Many compalins ignore the costs of missing these services.

We have 'free' firefighters because entire cities used to burn to the ground. That's very expensive to rebuild.

We have 'free' sanitation becauae The Black Death did more economic damage than both world wars combined.

We have free school education because having a population that can't read and write is economically ruinous. And politically ruinous - illiterate people can vote, join cults, maybe they support the inquisition and burning witches at the stake. We've been thought that.

No-one i ever met believes we should go back to the times where majority couldn't read and write becauae parents could not afford school. Some just believe that education stops at an arbitrary age.

Education is a prime target for government subsidies because, as a market, it yields positive externalities. This means when a person receives an education, the net benefit is felt by society at large. It's a well-established economic principle.

So if we're going to discuss the economic realities of government subsidies, we should go a bit further than "things cost money," because that's obvious and simplistic.

*Edit: Just want to add that the tax debate is indeed worth having. My point is only that the justification for subsidies is grounded in econ principles, not just the whims of the public.

I'm a leftist, left of democratic socialist and definitely left of social democrat. But can we please not point fingers and question people's motives? If someone says they are X, then we should believe them until there's a preponderance of evidence to the contrary.
Of course! Basically everything is paid by somebody (TANSTAAFL). Nobody thinks that free education is magically free, everybody understands that it's paid by taxes/government/society.

OTOH, it is a much cooler slogan than 'education paid by society at large :)

> Nobody thinks that free education is magically free, everybody understands that it's paid by taxes/government/society.

That is far from clear. There are crazy people on the left just like there are crazy people on the right, and I think some of them really don't understand how the world actually works, and that you really can somehow magically make education "free for everyone".

Even if it's not true, it provides ammunition for the opposition to say that it's true. One way or another, I think using misleading terminology is generally not a net win.

Oh come on. Literally no one believes that teacher salaries are going to pay for themselves.

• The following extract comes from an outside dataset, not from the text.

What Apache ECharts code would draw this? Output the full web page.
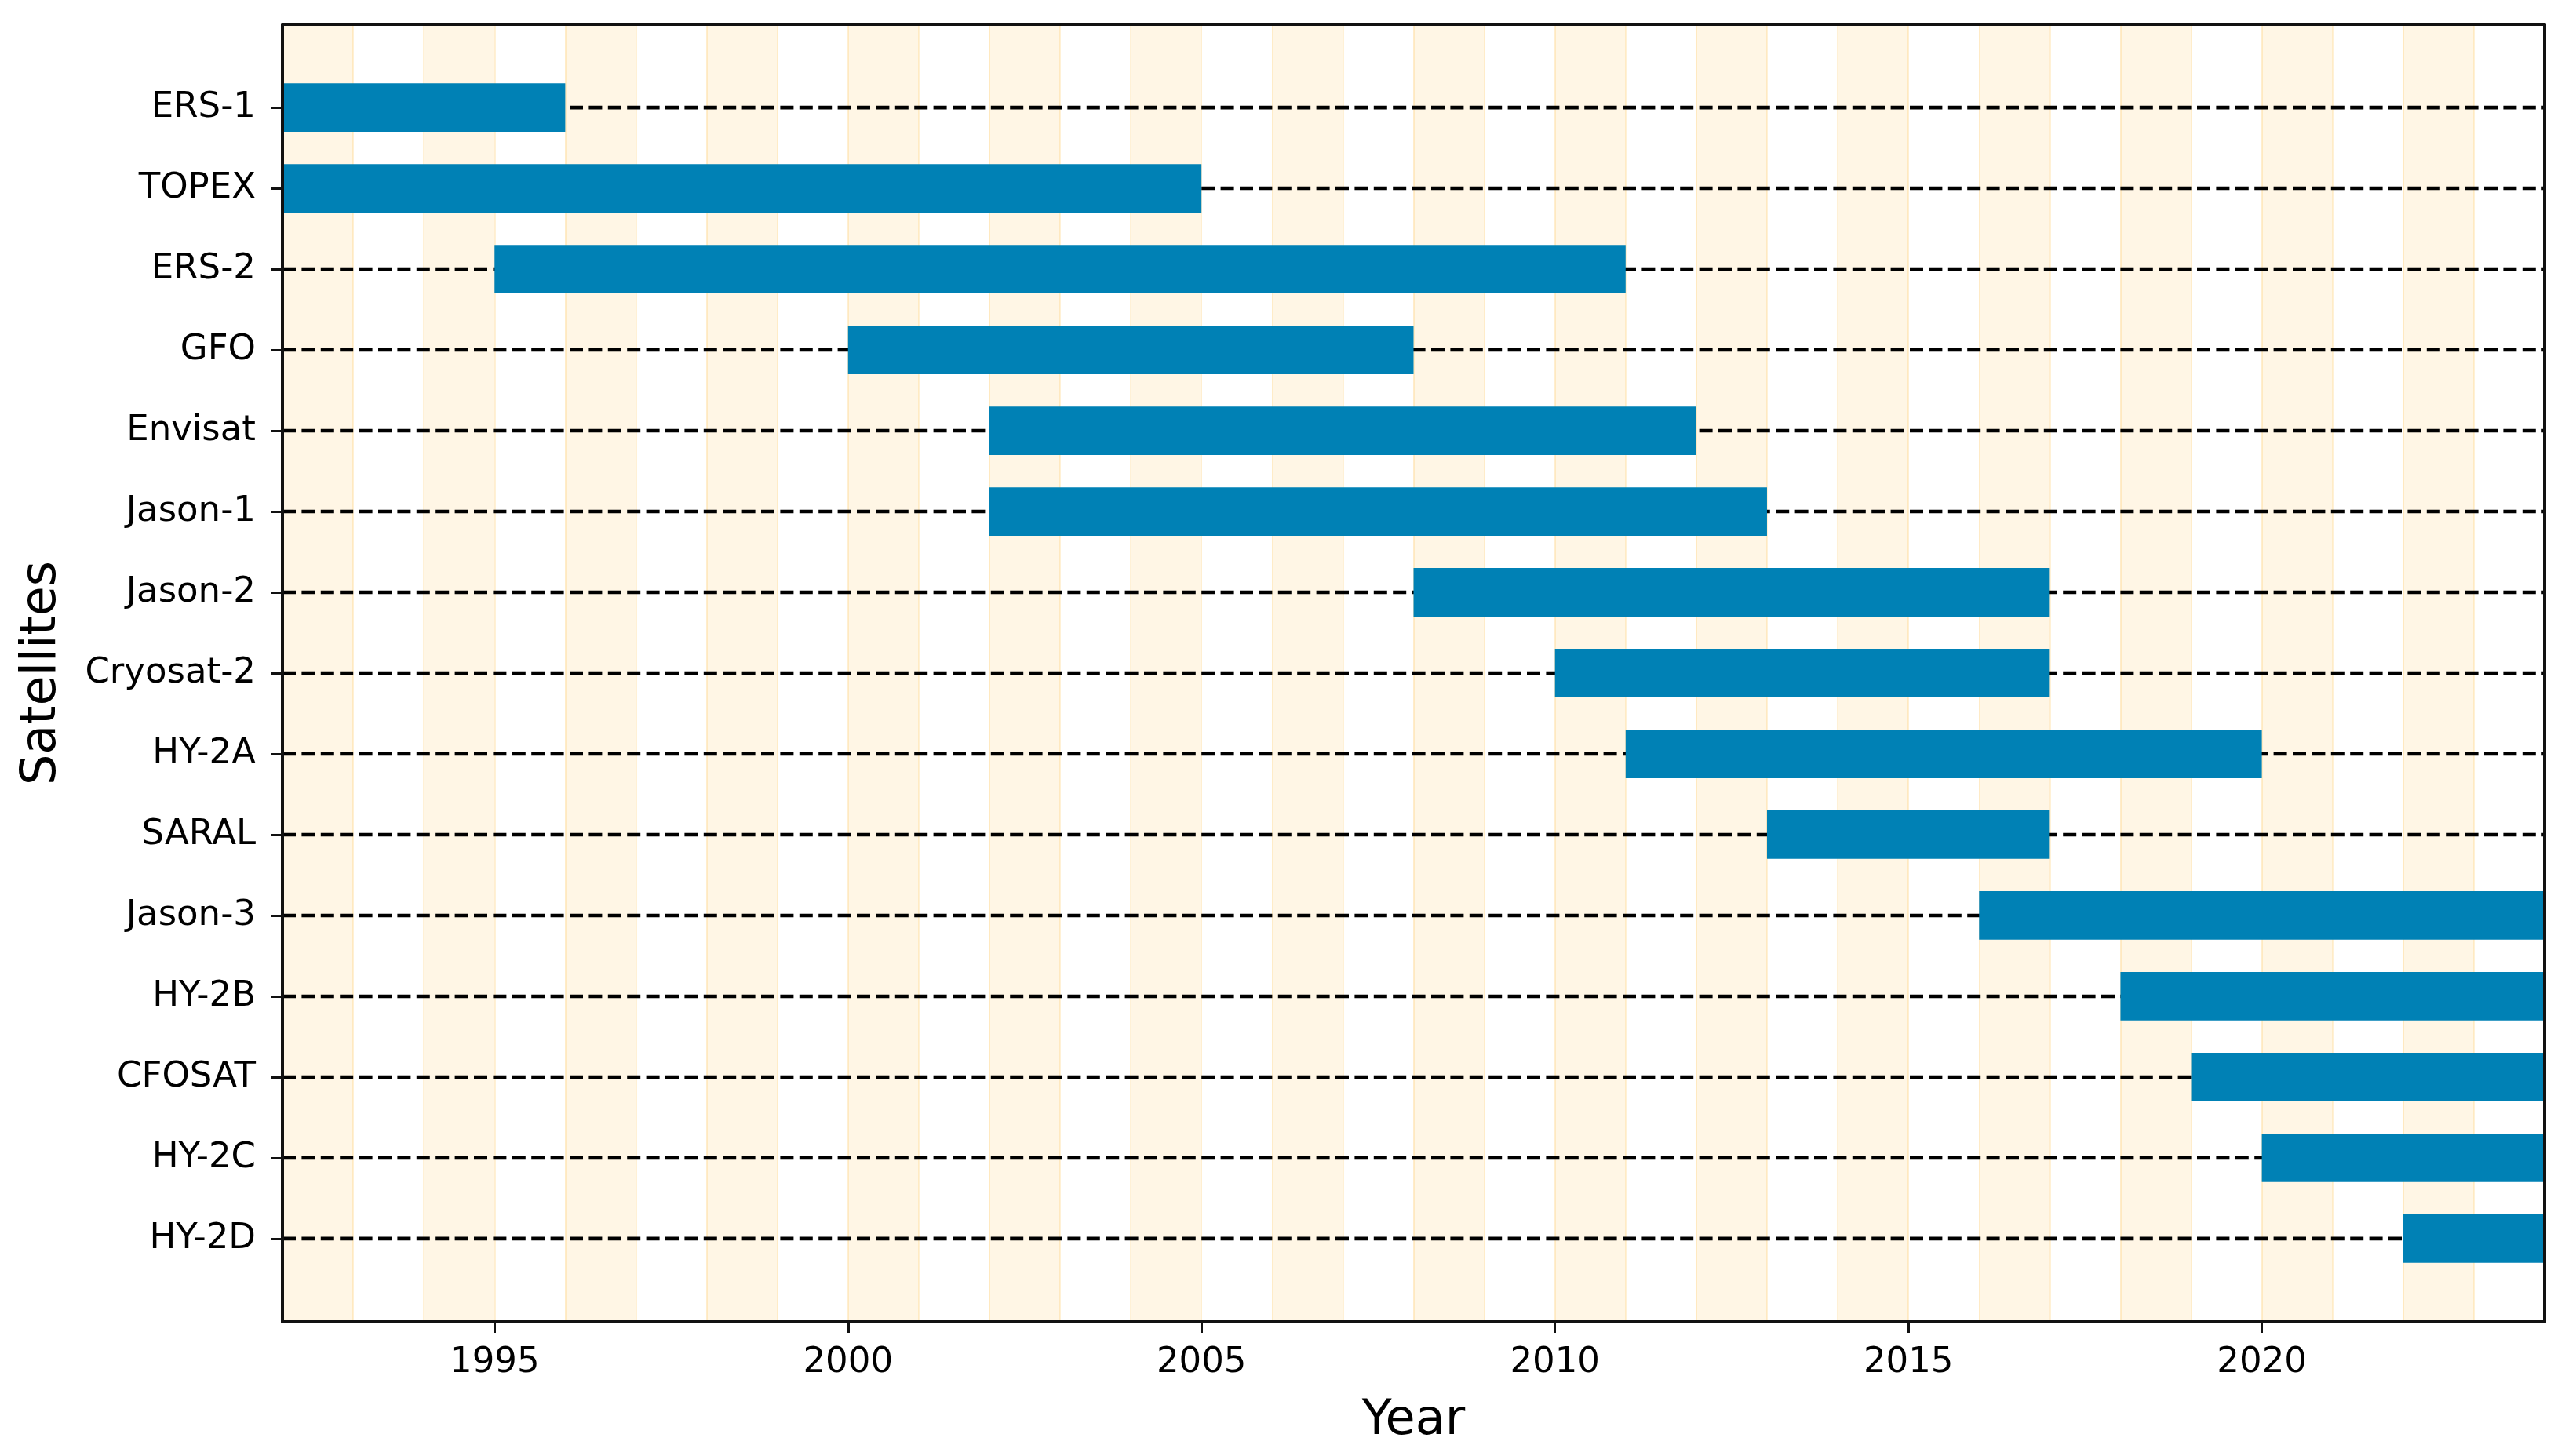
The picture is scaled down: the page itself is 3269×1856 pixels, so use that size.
<!DOCTYPE html>
<html>
<head>
<meta charset="utf-8">
<script src="https://cdn.jsdelivr.net/npm/echarts@6/dist/echarts.min.js"></script>
<style>
html,body{margin:0;padding:0;background:#fff;}
#chart{width:3269px;height:1856px;}
</style>
</head>
<body>
<div id="chart"></div>
<script>
const satellites = ['ERS-1','TOPEX','ERS-2','GFO','Envisat','Jason-1','Jason-2','Cryosat-2','HY-2A','SARAL','Jason-3','HY-2B','CFOSAT','HY-2C','HY-2D'];
const startYears = [1992,1992,1995,2000,2002,2002,2008,2010,2011,2013,2016,2018,2019,2020,2022];
const endYears   = [1996,2005,2011,2008,2012,2013,2017,2017,2020,2017,2024,2024,2024,2024,2024];
const yearTicks = [1995,2000,2005,2010,2015,2020];
const yearMin = 1992, yearMax = 2024;
const satIndex = satellites.map((s,i)=>i);
const yMin = -1.03, yMax = 15.03;

const FONT = 'DejaVu Sans';
const FRAME = '#111';

const chart = echarts.init(document.getElementById('chart'));
const option = {
  animation: false,
  backgroundColor: '#fff',
  grid: {left: 360, right: 26, top: 31, bottom: 171},
  xAxis: [
    {type:'value', min:yearMin, max:yearMax, interval:1, position:'bottom', z:0,
     axisLine:{show:false, onZero:false}, axisTick:{show:false}, axisLabel:{show:false},
     splitLine:{show:true, lineStyle:{color:'rgba(255,165,0,0.16)', width:2}},
     splitArea:{show:true, areaStyle:{color:['rgba(255,165,0,0.1)','rgba(255,255,255,0)']}}},
    {type:'value', min:yearMin, max:yearMax, interval:1, position:'bottom', z:5,
     axisLine:{show:true, onZero:false, lineStyle:{color:FRAME, width:4}},
     axisTick:{show:true, customValues:yearTicks, length:14, lineStyle:{color:FRAME, width:3}},
     axisLabel:{show:true, customValues:yearTicks, formatter:(v)=>String(v),
       fontFamily:FONT, fontSize:45, color:'#000', margin:30},
     splitLine:{show:false}, splitArea:{show:false},
     name:'Year', nameLocation:'middle', nameGap:96,
     nameTextStyle:{fontFamily:FONT, fontSize:62, color:'#000'}},
    {type:'value', min:yearMin, max:yearMax, position:'top', z:5,
     axisLine:{show:true, onZero:false, lineStyle:{color:FRAME, width:4}},
     axisTick:{show:false}, axisLabel:{show:false}, splitLine:{show:false}}
  ],
  yAxis: [
    {type:'value', min:yMin, max:yMax, inverse:true, position:'left', z:5,
     axisLine:{show:true, onZero:false, lineStyle:{color:FRAME, width:4}},
     axisTick:{show:true, customValues:satIndex, length:14, lineStyle:{color:FRAME, width:3}},
     axisLabel:{show:true, customValues:satIndex, formatter:(v)=>satellites[v] || '',
       fontFamily:FONT, fontSize:45, color:'#000', margin:34, padding:[6,0,0,0]},
     splitLine:{show:false},
     name:'Satellites', nameLocation:'middle', nameGap:275, nameRotate:90,
     nameTextStyle:{fontFamily:FONT, fontSize:62, color:'#000'}},
    {type:'value', min:yMin, max:yMax, inverse:true, position:'right', z:5,
     axisLine:{show:true, onZero:false, lineStyle:{color:FRAME, width:4}},
     axisTick:{show:false}, axisLabel:{show:false}, splitLine:{show:false}}
  ],
  series: [
  {
    type:'custom',
    xAxisIndex:0, yAxisIndex:0,
    z:1,
    silent:true,
    data: satIndex.map(i=>[i]),
    encode: {y:0},
    renderItem: function(params, api){
      const i = api.value(0);
      const a = api.coord([yearMin, i]);
      const b = api.coord([yearMax, i]);
      return {type:'line', shape:{x1:a[0], y1:a[1], x2:b[0], y2:b[1]},
              style:{stroke:'#000', lineWidth:4.6, lineDash:[17,7.4], fill:null}};
    }
  },
  {
    type:'custom',
    xAxisIndex:0, yAxisIndex:0,
    z:2,
    data: satellites.map((s,i)=>[i, startYears[i], endYears[i]]),
    encode: {x:[1,2], y:0},
    renderItem: function(params, api){
      const i = api.value(0), s = api.value(1), e = api.value(2);
      const p0 = api.coord([s, i]);
      const p1 = api.coord([e, i]);
      const h = api.size([0, 0.6])[1];
      return {type:'rect', shape:{x:p0[0], y:p0[1]-h/2, width:p1[0]-p0[0], height:h},
              style:{fill:'#0081b5'}};
    }
  }]
};
chart.setOption(option);
</script>
</body>
</html>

When leftists say that something like public healthcare would be literally free what they mean is that the net cost compared to the alternative is null or negative, not literally that nothing is being spent.

If you want to give me a link of someone who literally thinks that free college means that no one has to pay anything for the college itself or it's staff, I'm willing to take a look. Otherwise, it's just an argument that the net cost to society is negligible or negative, which is a valid use of the word too.

I don't think they think that no one will pay. I think they don't think about it at all, or they think that government somehow has unlimited resources at its disposal.
It's actually that "billionaires" will somehow produce a whole lot more things and pay for it all for everybody else, absolving themselves of any further rational thought or moral responsibility to those with less than themselves.

https://www.youtube.com/watch?v=ee8GedvPmBU

Many young people have no concept of money. It's not their fault, their parents paid for everything and it's not really taught. My first car loan out of college floored me at how much the monthly payment was at 60 months and it was a reasonably priced demo (cheaper than new).

Of course, not many people have the concept of money at the government scale either. What does $75B to Ukraine really mean?

We could call it what it really is, which is an investment in the future of the country.
> Asking for "free education" is like a child asking for a pony

it's kinda crazy that poorer countries than ours seem to get the pony.